Kerry, in his official statement, noted: “I very much appreciate Congress’ critical role in imposing the sanctions that brought Iran to the table, but I feel just as strongly that now is not the time to impose additional sanctions that could threaten the entire negotiating process.”

Iran’s nuclear program, which the country says is meant only for peaceful purposes, has been a magnet for criticism from the West, and has resulted in severe economic sanctions against the country. However, the election of Hassan Rouhani as president, who is regarded as a moderate, has helped Iran adopt a more conciliatory approach when it comes to nuclear policy.

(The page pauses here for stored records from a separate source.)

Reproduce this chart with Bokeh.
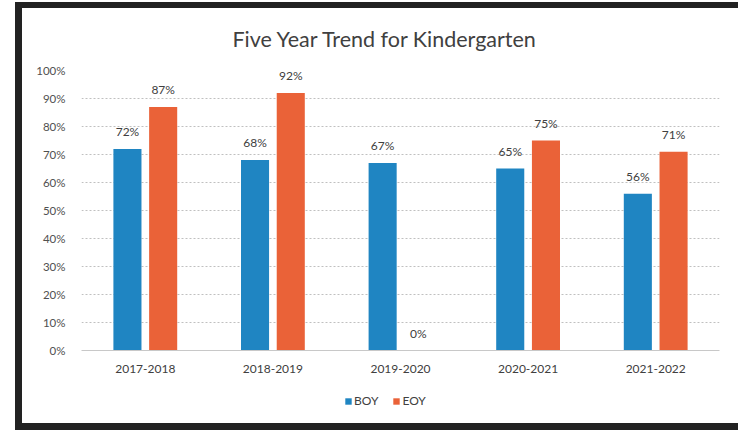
from bokeh.plotting import figure
from bokeh.layouts import column
from bokeh.models import (ColumnDataSource, FactorRange, Range1d, NumeralTickFormatter,
                          Legend, LegendItem, FixedTicker, InlineStyleSheet)
from bokeh.transform import dodge
from bokeh.core.properties import value
from bokeh.embed import file_html
from bokeh.resources import INLINE

years = ["2017-2018", "2018-2019", "2019-2020", "2020-2021", "2021-2022"]
boy = [0.72, 0.68, 0.67, 0.65, 0.56]
eoy = [0.87, 0.92, 0.00, 0.75, 0.71]
boy_labels = ["72%", "68%", "67%", "65%", "56%"]
eoy_labels = ["87%", "92%", "0%", "75%", "71%"]
series = ["BOY", "EOY"]

BLUE = "#1f85c2"
ORANGE = "#ea6238"
FONT = "Lato"

src = ColumnDataSource(dict(years=years, boy=boy, eoy=eoy,
                            boy_labels=boy_labels, eoy_labels=eoy_labels))

W = 738
H_MAIN, H_LEG = 385, 45
FL, FR, FT, FB = 81, 719, 70, 350  # frame edges in page pixels

p = figure(width=W, height=H_MAIN, x_range=FactorRange(*years), y_range=Range1d(0, 1),
           output_backend="svg", toolbar_location=None,
           min_border_left=FL, min_border_right=W - FR, min_border_top=FT,
           min_border_bottom=H_MAIN - FB)
p.outline_line_color = None
p.background_fill_color = "white"
p.border_fill_color = "white"

p.title.text = "Five Year Trend for Kindergarten"
p.title.align = "left"
p.title.offset = 151
p.title.standoff = 38
p.title.text_font = FONT
p.title.text_font_size = "21.5px"
p.title.text_font_style = "normal"
p.title.text_color = "#404040"

r1 = p.vbar(x=dodge("years", -0.14, range=p.x_range), top="boy", width=0.22, source=src,
            fill_color=BLUE, line_color=None)
r2 = p.vbar(x=dodge("years", 0.14, range=p.x_range), top="eoy", width=0.22, source=src,
            fill_color=ORANGE, line_color=None)

p.text(x=dodge("years", -0.14, range=p.x_range), y="boy", text="boy_labels", source=src,
       text_align="center", text_baseline="bottom", y_offset=-10,
       text_font=value(FONT), text_font_size="12px", text_color="#404040")
p.text(x=dodge("years", 0.14, range=p.x_range), y="eoy", text="eoy_labels", source=src,
       text_align="center", text_baseline="bottom", y_offset=-10,
       text_font=value(FONT), text_font_size="12px", text_color="#404040")

# axes
p.yaxis.ticker = FixedTicker(ticks=[i / 10 for i in range(11)])
p.yaxis.formatter = NumeralTickFormatter(format="0%")
p.yaxis.axis_line_color = None
p.yaxis.major_tick_line_color = None
p.yaxis.minor_tick_line_color = None
p.yaxis.major_label_standoff = 10
p.yaxis.major_label_text_font = FONT
p.yaxis.major_label_text_font_size = "11.5px"
p.yaxis.major_label_text_color = "#505050"

p.xaxis.axis_line_color = "#c8c8c8"
p.xaxis.major_tick_line_color = None
p.xaxis.minor_tick_line_color = None
p.xaxis.major_label_standoff = 8
p.xaxis.major_label_text_font = FONT
p.xaxis.major_label_text_font_size = "12px"
p.xaxis.major_label_text_color = "#404040"

p.xgrid.grid_line_color = None
p.ygrid.grid_line_color = "#c0c0c0"
p.ygrid.grid_line_dash = "2 2"
p.ygrid.grid_line_width = 1

# legend strip below the chart (frame aligned with the chart frame by the column)
leg = figure(width=W, height=H_LEG, x_range=Range1d(0, 1), y_range=Range1d(0, 1),
             output_backend="svg", toolbar_location=None,
             x_axis_type=None, y_axis_type=None, min_border=0)
leg.outline_line_color = None
leg.grid.grid_line_color = None
leg.border_fill_color = "white"
# zero-height proxy bars: they only lend their colours to the legend swatches
lr1 = leg.vbar(x=[0.5], top=[0], bottom=[0], width=0.1, fill_color=BLUE, line_color=None)
lr2 = leg.vbar(x=[0.5], top=[0], bottom=[0], width=0.1, fill_color=ORANGE, line_color=None)
legend = Legend(items=[LegendItem(label=series[0], renderers=[lr1]),
                       LegendItem(label=series[1], renderers=[lr2])],
                orientation="horizontal", location=(344 - FL, 22),
                glyph_width=8, glyph_height=8, label_text_font=FONT,
                label_text_font_size="12px", label_text_color="#404040",
                border_line_color=None, background_fill_alpha=0,
                spacing=14, label_standoff=2, padding=0, margin=0)
leg.add_layout(legend)

layout = column(p, leg, spacing=0)

# scanned black border drawn around the chart area
layout.stylesheets = [InlineStyleSheet(css="""
:host { position: relative; }
:host::after {
  content: ""; position: absolute; left: 15px; top: 2px; width: 723px; height: 428px;
  box-sizing: border-box; border-left: 7px solid #222; border-top: 6px solid #222;
  border-bottom: 7px solid #222; pointer-events: none; z-index: 10;
}
""")]

open("out.html", "w").write(file_html(layout, INLINE))
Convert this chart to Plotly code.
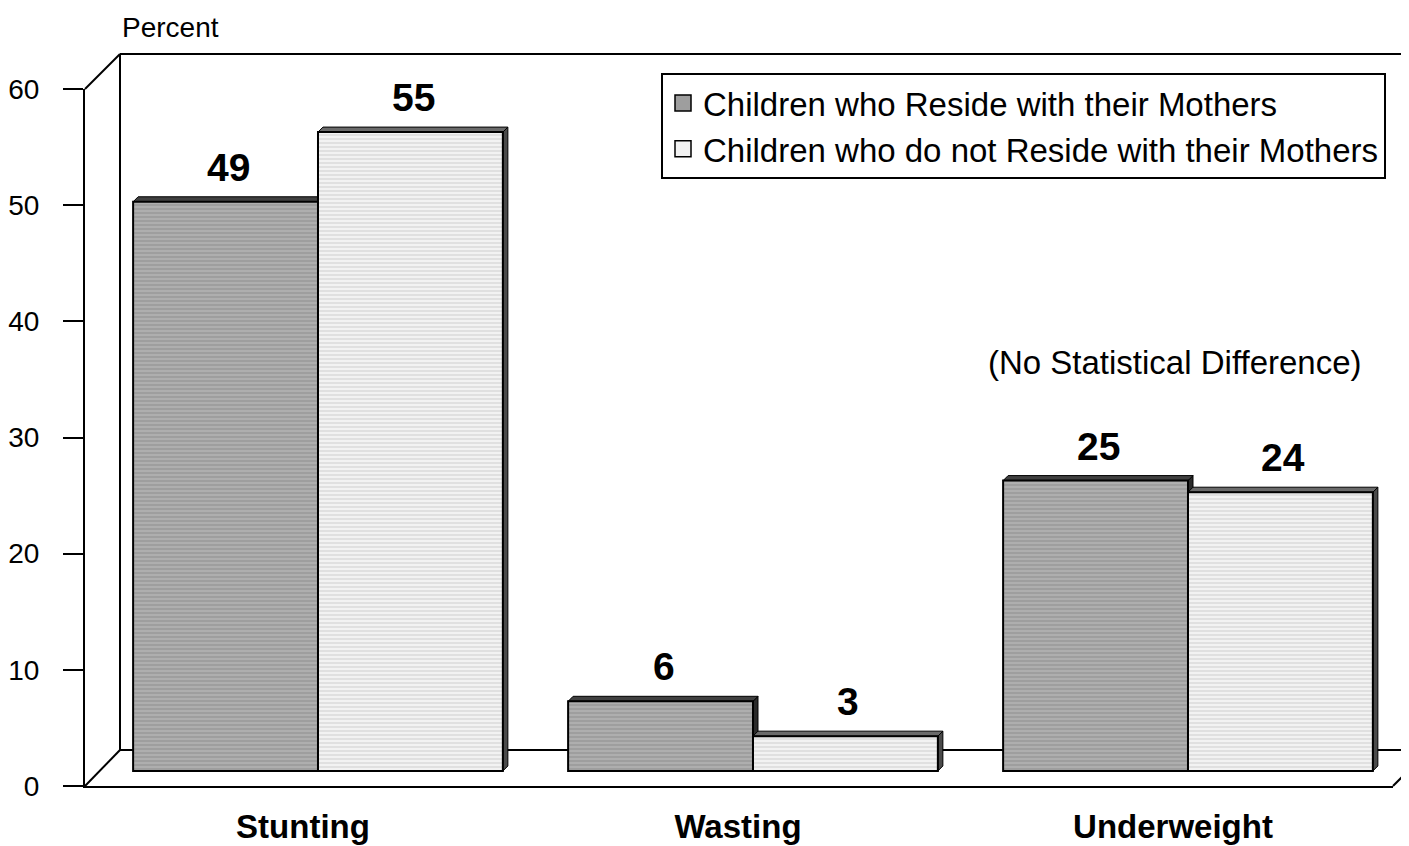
import plotly.graph_objects as go

# ---------------- data ----------------
categories = ["Stunting", "Wasting", "Underweight"]
series_names = ["Children who Reside with their Mothers",
                "Children who do not Reside with their Mothers"]
with_mother = [49, 6, 25]
without_mother = [55, 3, 24]
y_tick_values = [0, 10, 20, 30, 40, 50, 60]
note_text = "(No Statistical Difference)"
axis_title = "Percent"

# ---------------- geometry ----------------
PAGE_OFF = 8                      # default page body margin
W, H = 1409 - PAGE_OFF, 846 - PAGE_OFF
ML, MT = 85 - PAGE_OFF, 89 - PAGE_OFF
PW, PH = 1308, 697
MR, MB = W - ML - PW, H - MT - PH
Y_MAX = 60
px_per_unit_y = PH / Y_MAX
floor_off = 15 / px_per_unit_y           # bars sit a bit behind the front edge
px_per_cat = 435.0
x_left = -0.5356
x_right = x_left + PW / px_per_cat
bar_w = 0.425
dx = 5 / px_per_cat                      # bar depth
dy = 5 / px_per_unit_y

def px2paper_x(p):                # p: page pixel
    return (p - PAGE_OFF - ML) / PW

def px2paper_y(p):
    return (MT + PH - (p - PAGE_OFF)) / PH

FONT = "Liberation Sans, Arial, sans-serif"
x_idx = list(range(len(categories)))

fig = go.Figure()
styles = [
    dict(bg="#9e9e9e", fg="#b0b0b0", top="#404040", side="#2a2a2a"),
    dict(bg="#f2f2f2", fg="#dedede", top="#6a6a6a", side="#4a4a4a"),
]
for i, (name, vals) in enumerate(zip(series_names, [with_mother, without_mother])):
    st = styles[i]
    fig.add_trace(go.Bar(
        x=x_idx, y=vals, name=name, legendgroup=str(i), showlegend=False,
        marker=dict(color=st["bg"], line=dict(color="black", width=2),
                    pattern=dict(shape="-", fgcolor=st["fg"], bgcolor=st["bg"],
                                 size=4, solidity=0.45, fillmode="replace")),
        hoverinfo="x+y",
    ))
# legend entries with larger square keys
for i, name in enumerate(series_names):
    st = styles[i]
    fig.add_trace(go.Scatter(
        x=[None], y=[None], name=name, legendgroup=str(i), mode="markers",
        marker=dict(symbol="square", size=16, color=st["bg"],
                    line=dict(color="black", width=1.5)),
        showlegend=True, hoverinfo="skip",
    ))

# ---------------- 3D frame (paper coords) ----------------
shapes = []
line = dict(color="black", width=2)
bx, by_top, by_floor = 120, 54, 750
shapes.append(dict(type="line", xref="paper", yref="paper", layer="below",
                   x0=px2paper_x(bx), x1=px2paper_x(bx),
                   y0=px2paper_y(by_top), y1=px2paper_y(by_floor), line=line))
shapes.append(dict(type="line", xref="paper", yref="paper", layer="below",
                   x0=px2paper_x(bx), x1=px2paper_x(1420),
                   y0=px2paper_y(by_top), y1=px2paper_y(by_top), line=line))
shapes.append(dict(type="line", xref="paper", yref="paper", layer="below",
                   x0=0, x1=px2paper_x(bx), y0=1, y1=px2paper_y(by_top), line=line))
shapes.append(dict(type="line", xref="paper", yref="paper", layer="below",
                   x0=px2paper_x(bx), x1=px2paper_x(1420),
                   y0=px2paper_y(by_floor), y1=px2paper_y(by_floor), line=line))
shapes.append(dict(type="line", xref="paper", yref="paper", layer="below",
                   x0=0, x1=px2paper_x(bx), y0=0, y1=px2paper_y(by_floor), line=line))
shapes.append(dict(type="line", xref="paper", yref="paper", layer="below",
                   x0=1, x1=1 + 36 / PW, y0=0, y1=36 / PH, line=line))

# ---------------- 3D bar faces ----------------
for i, vals in enumerate([with_mother, without_mother]):
    st = styles[i]
    for k, v in zip(x_idx, vals):
        x0 = k + (i - 1) * bar_w
        x1 = x0 + bar_w
        top = f"M {x0},{v} L {x1},{v} L {x1+dx},{v+dy} L {x0+dx},{v+dy} Z"
        side = f"M {x1},{v} L {x1+dx},{v+dy} L {x1+dx},{dy} L {x1},0 Z"
        shapes.append(dict(type="path", path=side, xref="x", yref="y", layer="below",
                           fillcolor=st["side"], line=dict(color="black", width=1)))
        shapes.append(dict(type="path", path=top, xref="x", yref="y", layer="below",
                           fillcolor=st["top"], line=dict(color="black", width=1)))

# ---------------- annotations ----------------
annotations = []
for i, vals in enumerate([with_mother, without_mother]):
    for k, v in zip(x_idx, vals):
        xc = k + (i - 0.5) * bar_w
        annotations.append(dict(x=xc, y=v, xref="x", yref="y", text=f"<b>{v}</b>",
                                showarrow=False, yanchor="bottom", xshift=3, yshift=11,
                                font=dict(family=FONT, size=39, color="black")))
annotations.append(dict(x=px2paper_x(120), y=px2paper_y(27), xref="paper", yref="paper",
                        text=axis_title, showarrow=False, xanchor="left", yanchor="middle",
                        font=dict(family=FONT, size=28, color="black")))
annotations.append(dict(x=px2paper_x(1175), y=px2paper_y(362), xref="paper", yref="paper",
                        text=note_text, showarrow=False, xanchor="center", yanchor="middle",
                        font=dict(family=FONT, size=33, color="black")))

fig.update_layout(
    width=W, height=H,
    margin=dict(l=ML, r=MR, t=MT, b=MB, autoexpand=False),
    paper_bgcolor="white", plot_bgcolor="rgba(0,0,0,0)",
    barmode="group", bargap=0.15, bargroupgap=0,
    font=dict(family=FONT, color="black"),
    xaxis=dict(range=[x_left, x_right], tickvals=x_idx,
               ticktext=[f"<b>{c}</b>" for c in categories],
               tickfont=dict(family=FONT, size=33, color="black"),
               showline=True, linecolor="black", linewidth=2, showgrid=False,
               zeroline=False, ticks="", ticklabelshift=-15, ticklabelstandoff=10,
               automargin=False, fixedrange=True),
    yaxis=dict(range=[-floor_off, Y_MAX - floor_off], visible=False, fixedrange=True,
               automargin=False),
    yaxis2=dict(range=[0, Y_MAX], overlaying="y", side="left", tickvals=y_tick_values,
                showline=True, linecolor="black", linewidth=2, ticks="outside",
                ticklen=20, tickwidth=2, tickcolor="black", showgrid=False,
                zeroline=False, tickfont=dict(family=FONT, size=28, color="black"),
                ticklabelstandoff=18, automargin=False, fixedrange=True),
    legend=dict(x=px2paper_x(661), y=px2paper_y(73), xanchor="left", yanchor="top",
                bgcolor="white", bordercolor="black", borderwidth=2,
                font=dict(family=FONT, size=33, color="black"),
                tracegroupgap=3, traceorder="normal", itemwidth=30),
    shapes=shapes, annotations=annotations,
    showlegend=True,
)
# invisible helper so yaxis2 renders
fig.add_trace(go.Scatter(x=[x_left], y=[0], yaxis="y2", mode="markers",
                         marker=dict(opacity=0), showlegend=False, hoverinfo="skip"))

fig.write_html("out.html")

However, the U.S. sought to highlight the challenges in converting the deal into a long-term pact even as it remains at odds with Iran’s foreign policy, which includes active support for Syria's regime led by Bashar Assad.

And, according to the New York Times report, Kerry has confirmed that the nuclear deal with Iran would be a bigger priority than changing Iran’s position on Syria.

“We are clear-eyed about the even greater challenges we all face in negotiating a comprehensive agreement. These negotiations will be very difficult, but they represent the best chance we have to resolve this critical national security issue peacefully, and durably,” Kerry said in the statement.